How to Use a St. Joseph Statue to Sell Your Home
29 SEP 2017
Homeowners and real estate agents swear by the tradition of burying a St. Joseph statue in the yard of a house for sale. While fixing up the property, staging it for sale and setting a market-value price are still essential elements in real estate sales, many people believe that the St. Joseph statue and accompanying prayers give the seller an edge in a difficult market.

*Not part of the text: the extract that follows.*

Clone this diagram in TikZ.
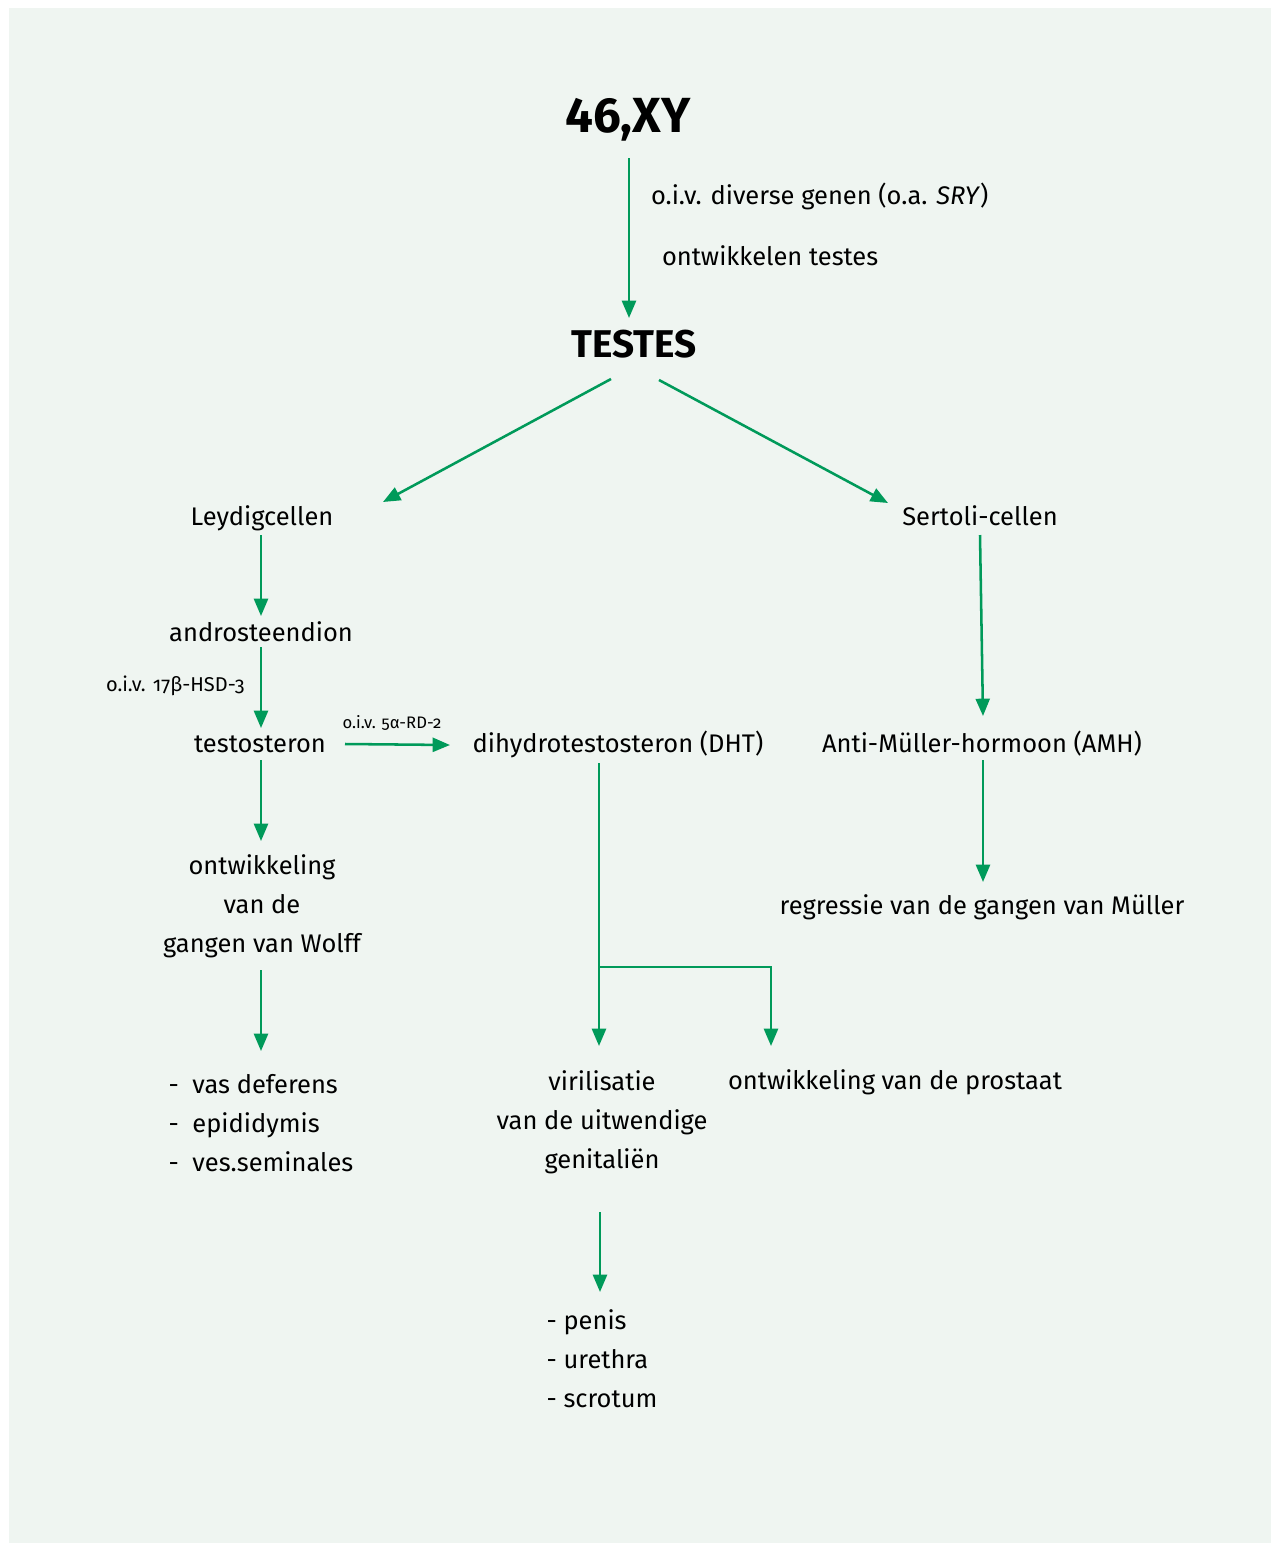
\documentclass[tikz,border=0pt]{standalone}
\usepackage{fontspec}
\setmainfont{Fira Sans}
\usetikzlibrary{arrows.meta,calc}
\definecolor{bgc}{RGB}{239,245,241}
\definecolor{grn}{RGB}{0,154,90}
\tikzset{
  txt/.style={inner sep=0pt, outer sep=0pt, font=\fontsize{19.1}{29.25}\selectfont, align=center},
  lst/.style={inner sep=0pt, outer sep=0pt, font=\fontsize{19.1}{29.25}\selectfont, align=left},
  big/.style={inner sep=0pt, outer sep=0pt, font=\bfseries\fontsize{37}{44}\selectfont},
  mid/.style={inner sep=0pt, outer sep=0pt, font=\bfseries\fontsize{29}{35}\selectfont},
  sml/.style={inner sep=0pt, outer sep=0pt, font=\fontsize{15}{17}\selectfont\addfontfeatures{Numbers=OldStyle}},
  tny/.style={inner sep=0pt, outer sep=0pt, font=\fontsize{12.5}{15}\selectfont\addfontfeatures{Numbers=OldStyle}},
  arr/.style={draw=grn, line width=1.9pt, -{Triangle[length=13pt,width=10.5pt]}},
}
\begin{document}
\begin{tikzpicture}[x=0.75pt,y=-0.75pt]
\useasboundingbox (0,0) rectangle (1271,1543);
\fill[bgc] (9,8) rectangle (1271,1543);

\node[big] (xy) at (628,120) {46,XY};
\node[txt, anchor=west] (lab1) at (651,196) {o.i.v. diverse genen (o.a. \textit{SRY})};
\node[txt, anchor=west] (lab2) at (662,256) {ontwikkelen testes};
\node[mid] (testes) at (634,344) {TESTES};
\node[txt] (leydig) at (262,518) {Leydigcellen};
\node[txt] (sertoli) at (980,516) {Sertoli-cellen};
\node[txt] (andro) at (261,632) {androsteendion};
\node[sml, anchor=west] (lab17) at (106,686) {o.i.v. 17β-HSD-3};
\node[txt] (testo) at (260,744) {testosteron};
\node[tny] (lab5a) at (392,723) {o.i.v. 5α-RD-2};
\node[txt] (dht) at (618,744) {dihydrotestosteron (DHT)};
\node[txt] (amh) at (982,744) {Anti-Müller-hormoon (AMH)};
\node[txt] (wolff) at (262,906) {ontwikkeling\\van de\\gangen van Wolff};
\node[txt] (regr) at (982,907) {regressie van de gangen van Müller};
\node[lst] (list1) at (261,1123) {-\ \ vas deferens\\-\ \ epididymis\\-\ \ ves.seminales};
\node[txt] (viril) at (602,1122) {virilisatie\\van de uitwendige\\genitaliën};
\node[txt] (prost) at (895,1082) {ontwikkeling van de prostaat};
\node[lst] (list2) at (602,1359) {- penis\\- urethra\\- scrotum};

\draw[arr] ($(xy)+(1,38)$) -- ($(testes)+(-5,-26)$);
\draw[arr] ($(testes)+(-23,35)$) -- ($(leydig)+(121,-16)$);
\draw[arr] ($(testes)+(25,36)$) -- ($(sertoli)+(-92,-13)$);
\draw[arr] ($(leydig)+(-1,17)$) -- ($(andro)+(0,-16)$);
\draw[arr] ($(andro)+(0,15)$) -- ($(testo)+(1,-16)$);
\draw[arr] ($(testo)+(85,0)$) -- ($(dht)+(-168,1)$);
\draw[arr] ($(sertoli)+(0,19)$) -- ($(amh)+(1,-28)$);
\draw[arr] ($(amh)+(1,16)$) -- ($(regr)+(1,-25)$);
\draw[arr] ($(testo)+(1,16)$) -- ($(wolff)+(-1,-65)$);
\draw[arr] ($(wolff)+(-1,64)$) -- ($(list1)+(0,-72)$);
\draw[arr] ($(dht)+(-19,19)$) -- ($(viril)+(-3,-76)$);
\draw[arr] ($(dht)+(-19,223)$) -| ($(prost)+(-124,-36)$);
\draw[arr] ($(viril)+(-2,90)$) -- ($(list2)+(-2,-67)$);
\end{tikzpicture}
\end{document}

1 The Tradition of St. Joseph
St. Joseph is the famous Joseph of the Nativity story. In Catholic tradition, he is the patron saint of families, carpenters and working men, with a feast day on March 19. Several legends exist as to how the tradition of burying St. Joseph became a method of acquiring and selling property. The earliest legend tells of St. Teresa of Avila seeking land for a second convent in the 1500s. She and the other nuns prayed and buried medallions of St. Joseph on their convent's lands, and soon a suitable piece of property was found. The tradition has evolved to become a method of selling a property.
2 How to Bury the Statue
While you can bury the statue in a variety of ways according to tradition, the St. Joseph statue is usually buried upside-down, facing the house. Many sellers and real estate agents place it next to the "For Sale" sign, so it is easy to find after the house has sold. Other people believe that you should bury it upside-down in the backyard. Condominium and apartment owners place the statue in a flowerpot next to the front door or on a balcony or patio, again upside-down and facing the home. Most of the St. Joseph statues intended for home-selling purposes are plastic; plaster statues are better kept inside the house in a place of honor.
3 The Novena
In addition to burying the St. Joseph statue in the yard, a novena or prayer is enclosed with most St. Joseph statue kits. This novena is prayed every day for nine days over the house and statue, asking St. Joseph for his help in selling the property. While not all sellers and real estate agents adhere to the prayer regime, they still swear by the power of St. Joseph in bringing serious buyers to the property.
4 After the House Sells
Once the house sells, tradition requires that the seller dig up the St. Joseph statue, clean it, and place it in a place of honor in the seller's new home. Some homeowners also place the laminated novena next to the statue as part of a small shrine. When it is time to sell their home, the present homeowners repeat the process, using the same St. Joseph statue to help bring buyers to the property.